Politics & Policy

Reviving the CDC’s Gun-Factoid Factory

With the president’s okay, the agency resumes business as usual.

In 1863 President Lincoln signed a congressional charter creating the National Academy of Sciences. Now, 150 years later, President Obama is enlisting NAS to implement an item in his January 16 plan to change the lives of America’s 100 million gun owners. He has directed the Centers for Disease Control to resume research on gun injuries and deaths, and the NAS’s Institute of Medicine (IOM) convened a public workshop last week specifically tasked with shaping the direction of the CDC’s firearm research.

Government-funded gun research was openly biased in the 1990s. CDC officials unabashedly supported gun bans, used CDC funds to advocate strict gun control, and poured millions of taxpayer dollars into funding “research” that was in fact advocacy — thinly disguised medical-journal hit pieces against gun ownership. Congress investigated and in 1997 forbade the use of CDC funds “to advocate or promote gun control.”

This week’s IOM workshop (which I attended via webcast) was moderated and mostly led by longtime anti-gun researchers. “We’ve suffered through 20 years,” complained Jon Vernick, co-director of the Johns Hopkins Bloomberg (yes, that Bloomberg) School of Public Health.
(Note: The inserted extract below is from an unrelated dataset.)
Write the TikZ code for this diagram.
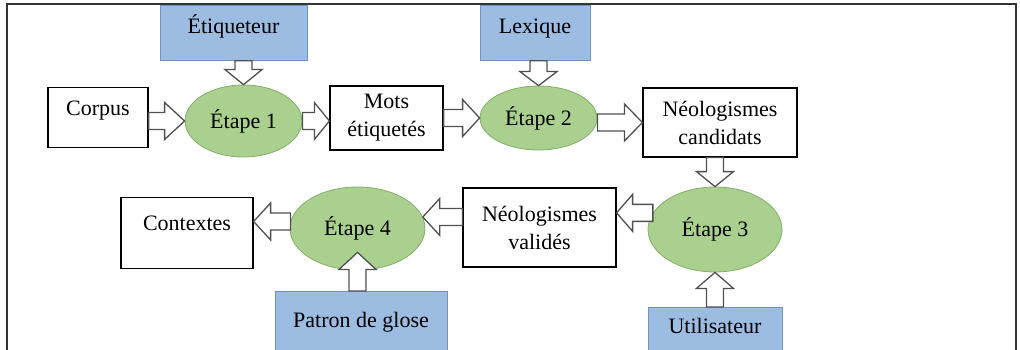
\documentclass[tikz,border=0pt]{standalone}
\usepackage{fontspec}
\setmainfont{Liberation Serif}
\usetikzlibrary{shapes.geometric,calc}
\definecolor{bfill}{HTML}{9DBCE2}
\definecolor{bdraw}{HTML}{6F93C2}
\definecolor{gfill}{HTML}{A9D08E}
\definecolor{gdraw}{HTML}{84AE66}
\definecolor{adraw}{HTML}{505050}
\definecolor{fdraw}{HTML}{333333}
\newcommand\blockarrow[3][17]{%
  \path let \p1=(#2), \p2=(#3), \n1={atan2(\y2-\y1,\x2-\x1)}, \n2={veclen(\x2-\x1,\y2-\y1)} in
    \pgfextra{\xdef\baang{\n1}\xdef\balen{\n2}\xdef\bax{\x1}\xdef\bay{\y1}};
  \begin{scope}[shift={(\bax,\bay)},rotate=\baang]
    \draw[hollowarrow] (0pt,-8.5pt) -- ({\balen-#1pt},-8.5pt) -- ({\balen-#1pt},-18.5pt)
      -- ({\balen},0pt) -- ({\balen-#1pt},18.5pt) -- ({\balen-#1pt},8.5pt) -- (0pt,8.5pt) -- cycle;
  \end{scope}}
\tikzset{
  wbox/.style={draw=black, line width=1.2pt, fill=white, inner sep=0pt, align=center},
  bbox/.style={draw=bdraw, line width=0.8pt, fill=bfill, inner sep=0pt, align=center},
  etapenode/.style={ellipse, draw=gdraw, line width=0.8pt, fill=gfill, inner sep=0pt},
  hollowarrow/.style={draw=adraw, fill=white, line width=1.3pt, line join=miter},
  frameline/.style={draw=fdraw, line width=1.5pt}
}
\begin{document}
\begin{tikzpicture}[x=1pt, y=-1pt, font=\fontsize{22}{28}\selectfont]
\useasboundingbox (0,0) rectangle (1020,350);
\draw[frameline] (7,356) -- (7,4) -- (1016,4) -- (1016,356);
% blue resource boxes
\node[bbox, minimum width=147pt, text height=27.5pt, text depth=27pt, anchor=north] (etiq) at (233.5,5.5) {Étiqueteur};
\node[bbox, minimum width=110pt, text height=27.5pt, text depth=27pt, anchor=north] (lex) at (535,5.5) {Lexique};
\node[bbox, minimum width=172pt, text height=36pt, text depth=25pt, anchor=north] (patron) at (361,291) {Patron de glose};
\node[bbox, minimum width=134pt, text height=26pt, text depth=19pt, anchor=north] (util) at (715,307) {Utilisateur};
% white boxes
\node[wbox, minimum width=100pt, text height=28pt, text depth=32pt, anchor=north] (corpus) at (98,87) {Corpus};
\node[wbox, minimum width=113pt, minimum height=64pt] (mots) at (386.5,118) {Mots\\étiquetés};
\node[wbox, minimum width=154pt, minimum height=69pt] (neoc) at (720,122.5) {Néologismes\\candidats};
\node[wbox, minimum width=153pt, minimum height=79pt] (neov) at (539.5,227.5) {Néologismes\\validés};
\node[wbox, minimum width=132pt, text height=33pt, text depth=38pt, anchor=north] (ctx) at (187,197) {Contextes};
% steps
\node[etapenode, minimum width=117pt, minimum height=72pt] (e1) at (243.5,121) {Étape 1};
\node[etapenode, minimum width=117pt, minimum height=64pt] (e2) at (538.5,118) {Étape 2};
\node[etapenode, minimum width=134pt, minimum height=85pt] (e3) at (715,229.5) {Étape 3};
\node[etapenode, minimum width=135pt, minimum height=83pt] (e4) at (357.5,228.5) {Étape 4};
% connectors
\blockarrow[15]{etiq.south -| e1.north}{e1.north}
\blockarrow[14]{lex.south -| e2.north}{e2.north}
\blockarrow[20]{corpus.east |- e1.west}{e1.west}
\blockarrow[15]{e1.east}{mots.west |- e1.east}
\blockarrow[17]{mots.east |- e2.west}{e2.west}
\blockarrow[18]{e2.east |- neoc.west}{neoc.west}
\blockarrow[15]{neoc.south -| e3.north}{e3.north}
\blockarrow[16]{util.north -| e3.south}{e3.south}
\blockarrow[16]{e3.165}{neov.east |- e3.165}
\blockarrow[17]{neov.west |- e4.10}{e4.10}
\blockarrow[17]{e4.174}{ctx.east |- e4.174}
\blockarrow[17]{patron.north -| e4.south}{$(e4.south)+(0,-18)$}
\end{tikzpicture}
\end{document}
He was referring to the period — 16 years, actually — since Congress cut off federal funding for his project’s research on guns, which never seemed to find anything good about guns or gun owners.
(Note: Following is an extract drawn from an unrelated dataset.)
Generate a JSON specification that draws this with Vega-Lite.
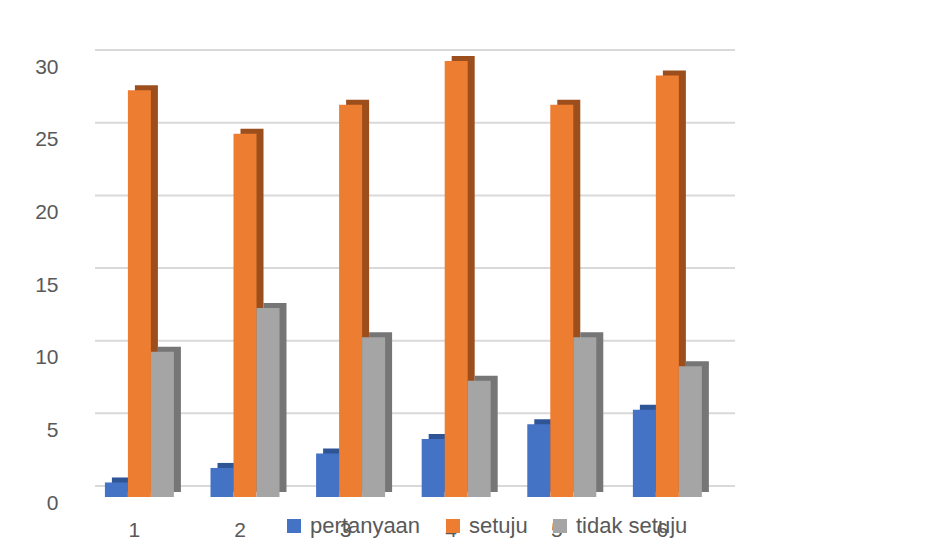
{
  "$schema": "https://vega.github.io/schema/vega-lite/v6.json",
  "autosize": "none",
  "padding": {"left": 95, "top": 48, "right": 199, "bottom": 63},
  "width": 640,
  "height": 449,
  "background": "white",
  "config": {"view": {"stroke": null}, "font": "Liberation Sans"},
  "data": {
    "values": [
      {"q": "1", "s": "pertanyaan", "v": 1},
      {"q": "1", "s": "setuju", "v": 28},
      {"q": "1", "s": "tidak setuju", "v": 10},
      {"q": "2", "s": "pertanyaan", "v": 2},
      {"q": "2", "s": "setuju", "v": 25},
      {"q": "2", "s": "tidak setuju", "v": 13},
      {"q": "3", "s": "pertanyaan", "v": 3},
      {"q": "3", "s": "setuju", "v": 27},
      {"q": "3", "s": "tidak setuju", "v": 11},
      {"q": "4", "s": "pertanyaan", "v": 4},
      {"q": "4", "s": "setuju", "v": 30},
      {"q": "4", "s": "tidak setuju", "v": 8},
      {"q": "5", "s": "pertanyaan", "v": 5},
      {"q": "5", "s": "setuju", "v": 27},
      {"q": "5", "s": "tidak setuju", "v": 11},
      {"q": "6", "s": "pertanyaan", "v": 6},
      {"q": "6", "s": "setuju", "v": 29},
      {"q": "6", "s": "tidak setuju", "v": 9}
    ]
  },
  "layer": [
    {
      "data": {"values": [{"g": 0}, {"g": 5}, {"g": 10}, {"g": 15}, {"g": 20}, {"g": 25}, {"g": 30}]},
      "mark": {"type": "rule", "color": "#d9d9d9", "strokeWidth": 2, "yOffset": -11, "y2Offset": -11},
      "encoding": {
        "y": {"field": "g", "type": "quantitative", "scale": {"domain": [0, 30.9], "nice": false, "zero": true},
          "axis": {"title": null, "values": [0, 5, 10, 15, 20, 25, 30], "domain": false, "ticks": false, "grid": false, "labelFontSize": 21, "labelColor": "#595959", "labelPadding": 37, "labelOffset": 6}}
      }
    },
    {
      "mark": {"type": "bar", "yOffset": -5, "y2Offset": -5},
      "encoding": {
        "x": {"field": "q", "type": "nominal", "scale": {"paddingInner": 0.347, "paddingOuter": 0.204, "align": 0.23},
          "axis": {"title": null, "domain": false, "ticks": false, "labelAngle": 0, "labelFontSize": 21, "labelColor": "#595959", "labelPadding": 22, "labelOffset": -5}},
        "xOffset": {"field": "s", "type": "nominal", "sort": ["pertanyaan", "setuju", "tidak setuju"], "scale": {"range": [7, 76]}},
        "y": {"field": "v", "type": "quantitative", "scale": {"domain": [0, 30.9], "nice": false},
          "axis": {"title": null, "values": [0, 5, 10, 15, 20, 25, 30], "domain": false, "ticks": false, "grid": false, "labelFontSize": 21, "labelColor": "#595959", "labelPadding": 37, "labelOffset": 6}},
        "color": {"field": "s", "type": "nominal", "scale": {"domain": ["pertanyaan", "setuju", "tidak setuju"], "range": ["#2F5597", "#9C4F1C", "#767676"]}, "legend": null}
      }
    },
    {
      "mark": {"type": "bar"},
      "encoding": {
        "x": {"field": "q", "type": "nominal", "scale": {"paddingInner": 0.347, "paddingOuter": 0.204, "align": 0.23},
          "axis": {"title": null, "domain": false, "ticks": false, "labelAngle": 0, "labelFontSize": 21, "labelColor": "#595959", "labelPadding": 22, "labelOffset": -5}},
        "xOffset": {"field": "s", "type": "nominal", "sort": ["pertanyaan", "setuju", "tidak setuju"], "scale": {"range": [0, 69]}},
        "y": {"field": "v", "type": "quantitative", "scale": {"domain": [0, 30.9], "nice": false},
          "axis": {"title": null, "values": [0, 5, 10, 15, 20, 25, 30], "domain": false, "ticks": false, "grid": false, "labelFontSize": 21, "labelColor": "#595959", "labelPadding": 37, "labelOffset": 6}},
        "color": {"field": "s", "type": "nominal", "scale": {"domain": ["pertanyaan", "setuju", "tidak setuju"], "range": ["#4472C4", "#ED7D31", "#A5A5A5"]},
          "legend": {"title": null, "orient": "none", "direction": "horizontal", "legendX": 188, "legendY": 467, "symbolType": "square", "symbolSize": 196, "symbolStrokeWidth": 0, "labelFontSize": 22, "labelColor": "#595959", "labelOffset": 5, "columnPadding": 21}}
      }
    }
  ],
  "resolve": {"scale": {"color": "independent", "xOffset": "independent"}}
}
David Hemenway, director of the Harvard Injury Control Research Center and author of the book Private Guns, Public Health, claimed that “we know very, very little about the deterrent effects of guns,” even as criminologist Gary Kleck, an award-winning IOM committee member and the acclaimed author of the definitive research on that subject, looked on from the audience. Kleck’s work shows that many people use guns to defend against attackers every year.

Hemenway’s Harvard colleague Matthew Miller, an injury-control researcher with a medical degree, argued the case for using auto-injury-reduction measures as a model for reducing firearm injuries. He didn’t say how this would work, since auto injuries are almost all accidental and firearm injuries are almost all intentional.

Julia da Silva, director of the Violence Prevention Office at the American Psychological Association, revealed the typical academic worldview, asserting that “gun violence is an extreme expression of aggression and conflict resolution.” To some, yes. To a career criminal, it’s just a way of getting what he wants. Ms. da Silva didn’t even mention legitimate self-defense against such aggression as a use for a firearm.

In a personal note, National Institute of Justice director Greg Ridgeway fondly recalled his days as a RAND Corporation “gun violence” researcher, during which he collaborated with Garen Wintemute. Wintemute, a University of California emergency physician, has made a career of writing damning articles in medical journals about guns.

Ridgeway put the audience on notice that his agency has made research into user-authenticated guns — which can be fired only by the designated lawful owner — a priority. This technology sounds reasonable, no? But what if a homeowner’s spouse needs to use a gun to defend against a home invasion if the owner is injured? Or what if the gun’s verification software crashes?

The fact that this technology still doesn’t exist after a decade of research hasn’t stopped state legislators from making laws about it. A California senate committee just approved a bill that would make conventional guns illegal to sell if user-authenticated guns become a reality. If gun manufacturers decline to produce guns with this technology or to periodically shepherd it through California’s “safe gun” test hurdles, that’s just too bad for California’s would-be gun owners.

The IOM workshop did allow a few voices from the pro-gun-rights side. The NRA’s John Frazer gently reminded the assembled tweak-prone scientists that cost-benefit analyses of gun ownership are of limited value, since gun ownership is a fundamental right.

Independence Institute senior fellow and former NRA research director Paul Blackman recalled the CDC’s previous gun research as “not quite textbook epidemiology.” He also called for research priorities to shift from the minutiae of guns to the real problem — violent crime.

Any claims to objectivity were severely compromised by the absence of John Lott, the foremost researcher of the effects of gun ownership on crime. Lott has a long and distinguished academic career in firearm research, but he was not invited. It is not surprising that a group of academics who view guns as a modern scourge would disdain any contribution by Lott.

Overall, the workshop reflected the presidential mandate to restart the CDC gun-research machine: It was business as usual after a 16-year hiatus. The conference’s leaders brought to the meeting their academic’s jaundiced view of guns as a dangerous virus to be studied with a view toward its control. Will Congress step in to enforce the law it wrote 16 years ago? If not, the CDC will work again to, in the words of former CDC gun research director Mark Rosenberg, persuade Americans to view guns as “dirty, deadly – and banned.”

— Timothy Wheeler, M.D., is director of Doctors for Responsible Gun Ownership, a project of the Second Amendment Foundation.